-- SUPPLIED MATERIAL start --

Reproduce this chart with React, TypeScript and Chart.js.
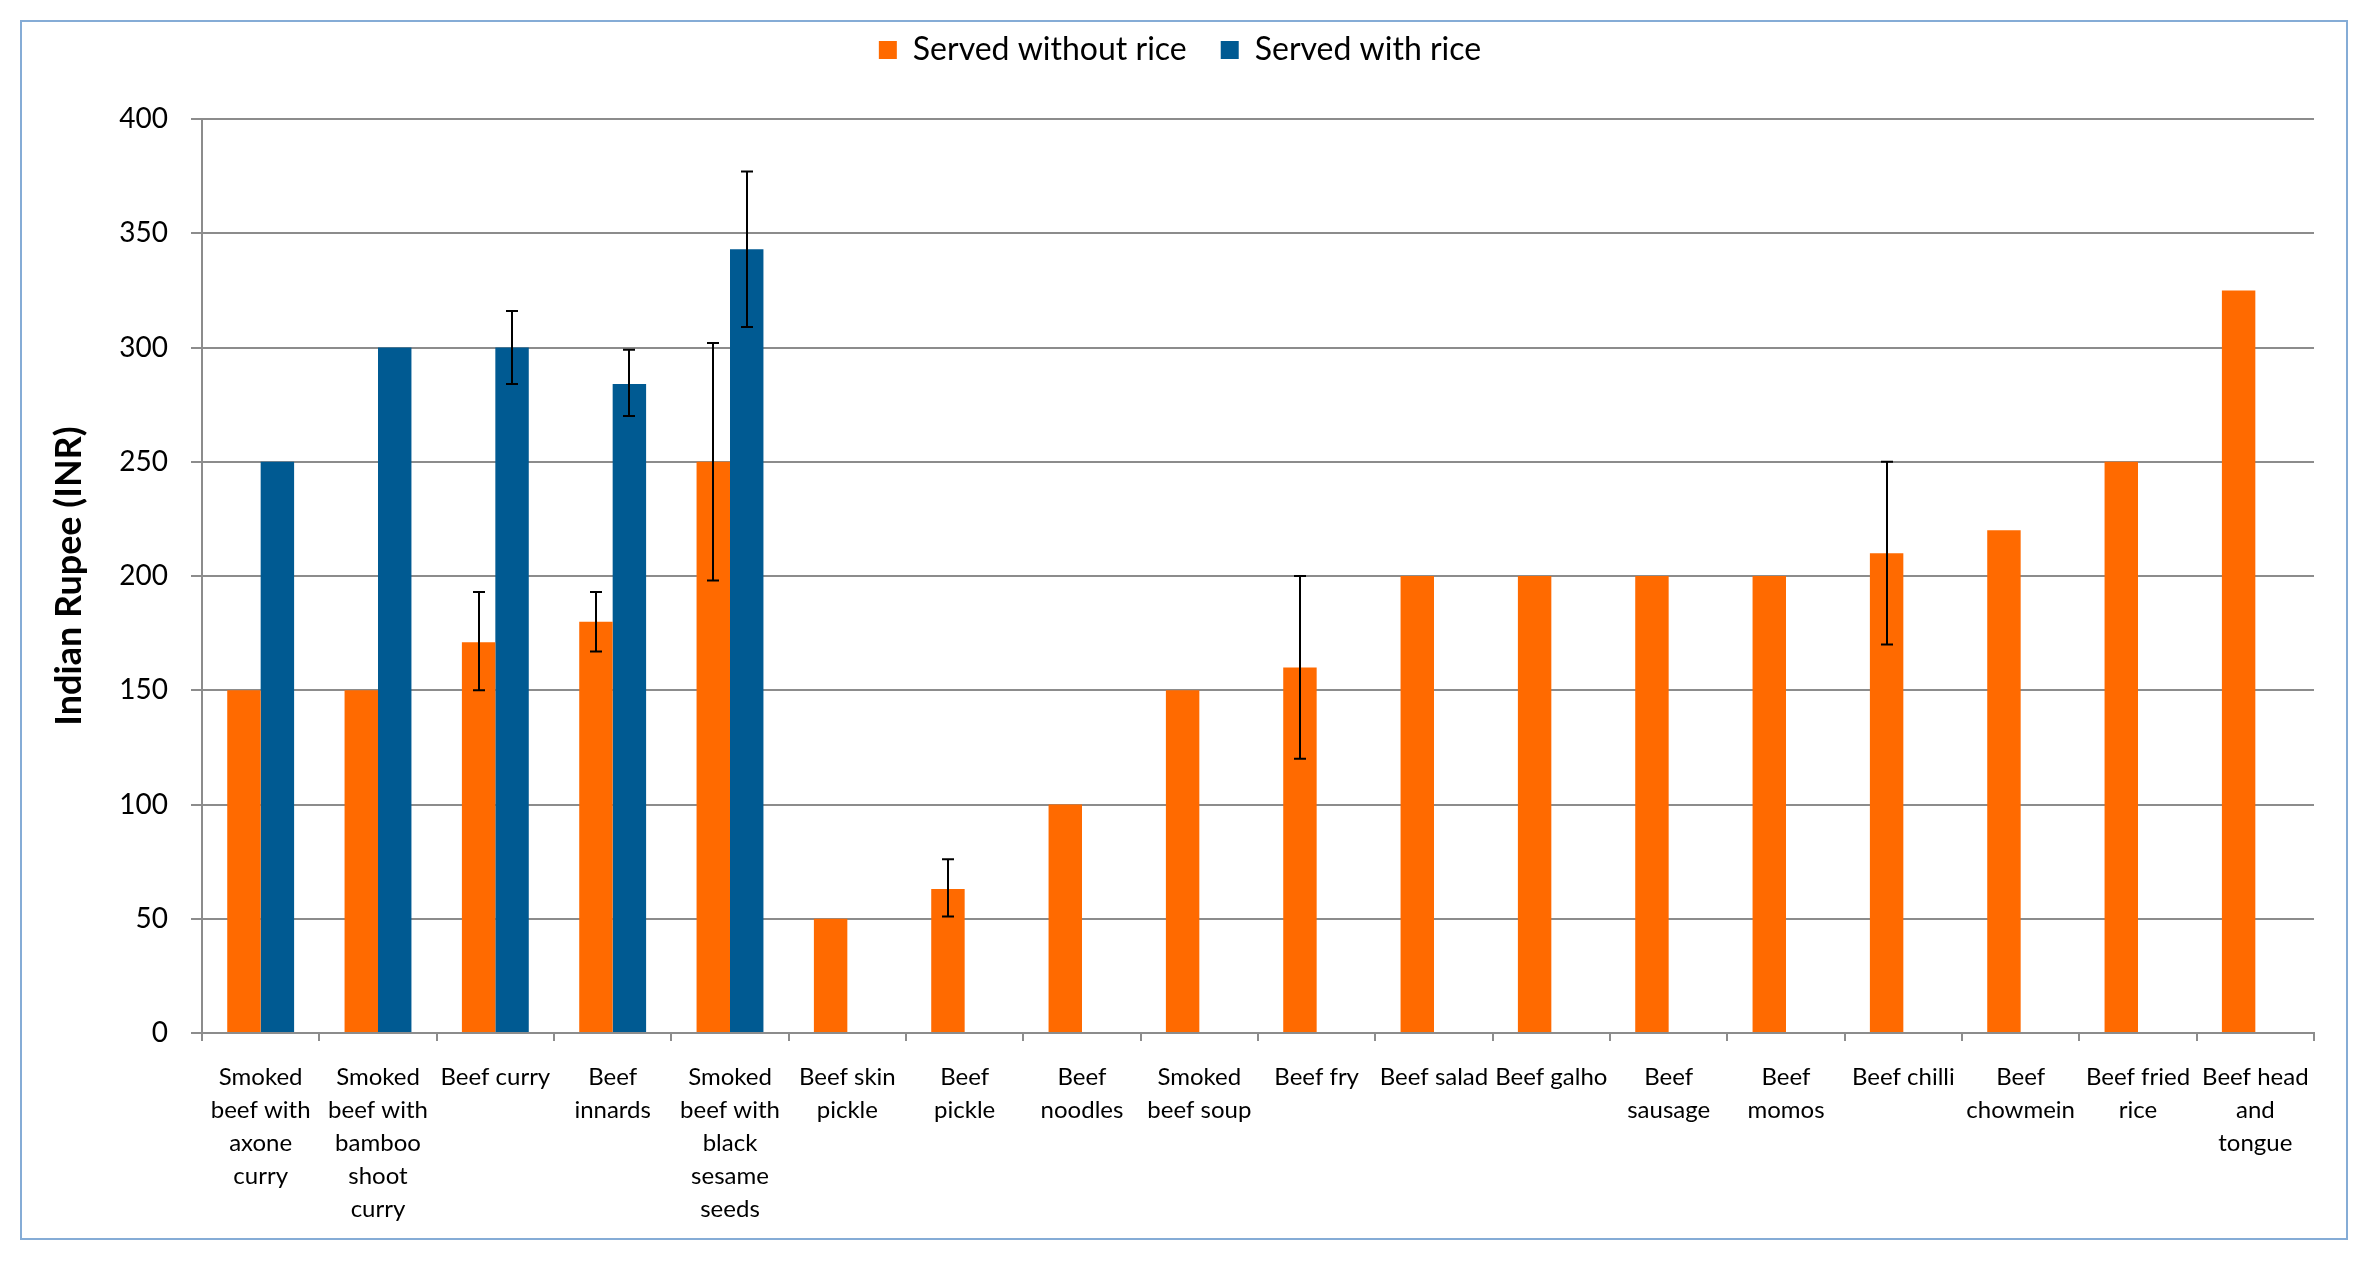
import { Chart, registerables, Plugin } from 'chart.js';
import React, { useEffect, useRef } from 'react';

Chart.register(...registerables);

const dishes: string[][] = [
  ['Smoked', 'beef with', 'axone', 'curry'],
  ['Smoked', 'beef with', 'bamboo', 'shoot', 'curry'],
  ['Beef curry'],
  ['Beef', 'innards'],
  ['Smoked', 'beef with', 'black', 'sesame', 'seeds'],
  ['Beef skin', 'pickle'],
  ['Beef', 'pickle'],
  ['Beef', 'noodles'],
  ['Smoked', 'beef soup'],
  ['Beef fry'],
  ['Beef salad'],
  ['Beef galho'],
  ['Beef', 'sausage'],
  ['Beef', 'momos'],
  ['Beef chilli'],
  ['Beef', 'chowmein'],
  ['Beef fried', 'rice'],
  ['Beef head', 'and', 'tongue'],
];

const withoutRice = [150, 150, 171, 180, 250, 50, 63, 100, 150, 160, 200, 200, 200, 200, 210, 220, 250, 325];
const withRice = [250, 300, 300, 284, 343, null, null, null, null, null, null, null, null, null, null, null, null, null];

// error bar ends (low / high), null = no bar
const withoutRiceLow = [null, null, 150, 167, 198, null, 51, null, null, 120, null, null, null, null, 170, null, null, null];
const withoutRiceHigh = [null, null, 193, 193, 302, null, 76, null, null, 200, null, null, null, null, 250, null, null, null];
const withRiceLow = [null, null, 284, 270, 309, null, null, null, null, null, null, null, null, null, null, null, null, null];
const withRiceHigh = [null, null, 316, 299, 377, null, null, null, null, null, null, null, null, null, null, null, null, null];

const yTicks = [0, 50, 100, 150, 200, 250, 300, 350, 400];

const errorBounds = [
  [withoutRiceLow, withoutRiceHigh],
  [withRiceLow, withRiceHigh],
];

const errorBars: Plugin = {
  id: 'errorBars',
  afterDatasetsDraw(chart) {
    const ctx = chart.ctx;
    const y = chart.scales.y;
    ctx.save();
    ctx.strokeStyle = '#000';
    ctx.lineWidth = 2;
    errorBounds.forEach(([lows, highs], di) => {
      const meta = chart.getDatasetMeta(di);
      meta.data.forEach((bar: any, i: number) => {
        const lo = lows[i];
        const hi = highs[i];
        if (lo == null || hi == null) return;
        const x = Math.round(bar.x);
        const yl = y.getPixelForValue(lo);
        const yh = y.getPixelForValue(hi);
        ctx.beginPath();
        ctx.moveTo(x, yl);
        ctx.lineTo(x, yh);
        ctx.moveTo(x - 6, yl);
        ctx.lineTo(x + 6, yl);
        ctx.moveTo(x - 6, yh);
        ctx.lineTo(x + 6, yh);
        ctx.stroke();
      });
    });
    ctx.restore();
  },
};

// extra room between the legend and the plot
const legendSpace: Plugin = {
  id: 'legendSpace',
  beforeInit(chart: any) {
    const fit = chart.legend.fit;
    chart.legend.fit = function () {
      fit.bind(chart.legend)();
      this.height += 43;
    };
  },
};

const App: React.FC = () => {
  const canvasRef = useRef<HTMLCanvasElement | null>(null);

  useEffect(() => {
    document.body.style.margin = '0';
    const canvas = canvasRef.current;
    if (!canvas) return;

    const chart = new Chart(canvas, {
      type: 'bar',
      data: {
        labels: dishes,
        datasets: [
          {
            label: 'Served without rice',
            data: withoutRice,
            backgroundColor: '#ff6a00',
            categoryPercentage: 0.57,
            barPercentage: 1,
          },
          {
            label: 'Served with rice',
            data: withRice,
            backgroundColor: '#005a92',
            categoryPercentage: 0.57,
            barPercentage: 1,
          },
        ],
      },
      options: {
        animation: false,
        responsive: false,
        devicePixelRatio: 1,
        layout: { padding: { left: 46, right: 55, top: 0, bottom: 20 } },
        plugins: {
          tooltip: { enabled: false },
          legend: {
            position: 'top',
            labels: {
              boxWidth: 18,
              boxHeight: 18,
              padding: 34,
              color: '#000',
              font: { family: 'Lato', size: 32 },
            },
          },
        },
        scales: {
          x: {
            offset: true,
            grid: {
              offset: true,
              drawOnChartArea: false,
              tickLength: 8,
              color: '#8c8c8c',
              lineWidth: 2,
            },
            border: { color: '#8c8c8c', width: 2 },
            ticks: {
              autoSkip: false,
              maxRotation: 0,
              minRotation: 0,
              padding: 20,
              color: '#000',
              font: { family: 'Lato', size: 24, lineHeight: 1.375 },
            },
            afterFit(scale) {
              scale.height = 1265 - 1033 - 20;
            },
          },
          y: {
            min: 0,
            max: 400,
            afterBuildTicks(scale) {
              scale.ticks = yTicks.map((v) => ({ value: v }));
            },
            grid: { color: '#8c8c8c', lineWidth: 2, tickLength: 11 },
            border: { color: '#8c8c8c', width: 2 },
            ticks: {
              padding: 23,
              color: '#000',
              font: { family: 'Lato', size: 28 },
            },
            title: {
              display: true,
              text: 'Indian Rupee (INR)',
              color: '#000',
              padding: { top: 2, bottom: 0 },
              font: { family: 'Lato', size: 36, weight: 'bold', lineHeight: 1.2 },
            },
            afterFit(scale) {
              scale.width = 202 - 46;
            },
          },
        },
      },
      plugins: [errorBars, legendSpace],
    });

    return () => {
      chart.destroy();
    };
  }, []);

  return (
    <div style={{ position: 'relative', width: 2369, height: 1265, background: '#fff' }}>
      <div
        style={{
          position: 'absolute',
          left: 20,
          top: 20,
          width: 2328,
          height: 1220,
          border: '2px solid #85acd6',
          boxSizing: 'border-box',
        }}
      />
      <canvas ref={canvasRef} width={2369} height={1265} style={{ position: 'absolute', left: 0, top: 0 }} />
    </div>
  );
};

export default App;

-- SUPPLIED MATERIAL end --

** SET PROBLEM **
Return the whole listing, word for word, and leave out every picture.

** ANSWER **
Reproduce this chart with React, TypeScript and Chart.js.
import { Chart, registerables, Plugin } from 'chart.js';
import React, { useEffect, useRef } from 'react';

Chart.register(...registerables);

const dishes: string[][] = [
  ['Smoked', 'beef with', 'axone', 'curry'],
  ['Smoked', 'beef with', 'bamboo', 'shoot', 'curry'],
  ['Beef curry'],
  ['Beef', 'innards'],
  ['Smoked', 'beef with', 'black', 'sesame', 'seeds'],
  ['Beef skin', 'pickle'],
  ['Beef', 'pickle'],
  ['Beef', 'noodles'],
  ['Smoked', 'beef soup'],
  ['Beef fry'],
  ['Beef salad'],
  ['Beef galho'],
  ['Beef', 'sausage'],
  ['Beef', 'momos'],
  ['Beef chilli'],
  ['Beef', 'chowmein'],
  ['Beef fried', 'rice'],
  ['Beef head', 'and', 'tongue'],
];

const withoutRice = [150, 150, 171, 180, 250, 50, 63, 100, 150, 160, 200, 200, 200, 200, 210, 220, 250, 325];
const withRice = [250, 300, 300, 284, 343, null, null, null, null, null, null, null, null, null, null, null, null, null];

// error bar ends (low / high), null = no bar
const withoutRiceLow = [null, null, 150, 167, 198, null, 51, null, null, 120, null, null, null, null, 170, null, null, null];
const withoutRiceHigh = [null, null, 193, 193, 302, null, 76, null, null, 200, null, null, null, null, 250, null, null, null];
const withRiceLow = [null, null, 284, 270, 309, null, null, null, null, null, null, null, null, null, null, null, null, null];
const withRiceHigh = [null, null, 316, 299, 377, null, null, null, null, null, null, null, null, null, null, null, null, null];

const yTicks = [0, 50, 100, 150, 200, 250, 300, 350, 400];

const errorBounds = [
  [withoutRiceLow, withoutRiceHigh],
  [withRiceLow, withRiceHigh],
];

const errorBars: Plugin = {
  id: 'errorBars',
  afterDatasetsDraw(chart) {
    const ctx = chart.ctx;
    const y = chart.scales.y;
    ctx.save();
    ctx.strokeStyle = '#000';
    ctx.lineWidth = 2;
    errorBounds.forEach(([lows, highs], di) => {
      const meta = chart.getDatasetMeta(di);
      meta.data.forEach((bar: any, i: number) => {
        const lo = lows[i];
        const hi = highs[i];
        if (lo == null || hi == null) return;
        const x = Math.round(bar.x);
        const yl = y.getPixelForValue(lo);
        const yh = y.getPixelForValue(hi);
        ctx.beginPath();
        ctx.moveTo(x, yl);
        ctx.lineTo(x, yh);
        ctx.moveTo(x - 6, yl);
        ctx.lineTo(x + 6, yl);
        ctx.moveTo(x - 6, yh);
        ctx.lineTo(x + 6, yh);
        ctx.stroke();
      });
    });
    ctx.restore();
  },
};

// extra room between the legend and the plot
const legendSpace: Plugin = {
  id: 'legendSpace',
  beforeInit(chart: any) {
    const fit = chart.legend.fit;
    chart.legend.fit = function () {
      fit.bind(chart.legend)();
      this.height += 43;
    };
  },
};

const App: React.FC = () => {
  const canvasRef = useRef<HTMLCanvasElement | null>(null);

  useEffect(() => {
    document.body.style.margin = '0';
    const canvas = canvasRef.current;
    if (!canvas) return;

    const chart = new Chart(canvas, {
      type: 'bar',
      data: {
        labels: dishes,
        datasets: [
          {
            label: 'Served without rice',
            data: withoutRice,
            backgroundColor: '#ff6a00',
            categoryPercentage: 0.57,
            barPercentage: 1,
          },
          {
            label: 'Served with rice',
            data: withRice,
            backgroundColor: '#005a92',
            categoryPercentage: 0.57,
            barPercentage: 1,
          },
        ],
      },
      options: {
        animation: false,
        responsive: false,
        devicePixelRatio: 1,
        layout: { padding: { left: 46, right: 55, top: 0, bottom: 20 } },
        plugins: {
          tooltip: { enabled: false },
          legend: {
            position: 'top',
            labels: {
              boxWidth: 18,
              boxHeight: 18,
              padding: 34,
              color: '#000',
              font: { family: 'Lato', size: 32 },
            },
          },
        },
        scales: {
          x: {
            offset: true,
            grid: {
              offset: true,
              drawOnChartArea: false,
              tickLength: 8,
              color: '#8c8c8c',
              lineWidth: 2,
            },
            border: { color: '#8c8c8c', width: 2 },
            ticks: {
              autoSkip: false,
              maxRotation: 0,
              minRotation: 0,
              padding: 20,
              color: '#000',
              font: { family: 'Lato', size: 24, lineHeight: 1.375 },
            },
            afterFit(scale) {
              scale.height = 1265 - 1033 - 20;
            },
          },
          y: {
            min: 0,
            max: 400,
            afterBuildTicks(scale) {
              scale.ticks = yTicks.map((v) => ({ value: v }));
            },
            grid: { color: '#8c8c8c', lineWidth: 2, tickLength: 11 },
            border: { color: '#8c8c8c', width: 2 },
            ticks: {
              padding: 23,
              color: '#000',
              font: { family: 'Lato', size: 28 },
            },
            title: {
              display: true,
              text: 'Indian Rupee (INR)',
              color: '#000',
              padding: { top: 2, bottom: 0 },
              font: { family: 'Lato', size: 36, weight: 'bold', lineHeight: 1.2 },
            },
            afterFit(scale) {
              scale.width = 202 - 46;
            },
          },
        },
      },
      plugins: [errorBars, legendSpace],
    });

    return () => {
      chart.destroy();
    };
  }, []);

  return (
    <div style={{ position: 'relative', width: 2369, height: 1265, background: '#fff' }}>
      <div
        style={{
          position: 'absolute',
          left: 20,
          top: 20,
          width: 2328,
          height: 1220,
          border: '2px solid #85acd6',
          boxSizing: 'border-box',
        }}
      />
      <canvas ref={canvasRef} width={2369} height={1265} style={{ position: 'absolute', left: 0, top: 0 }} />
    </div>
  );
};

export default App;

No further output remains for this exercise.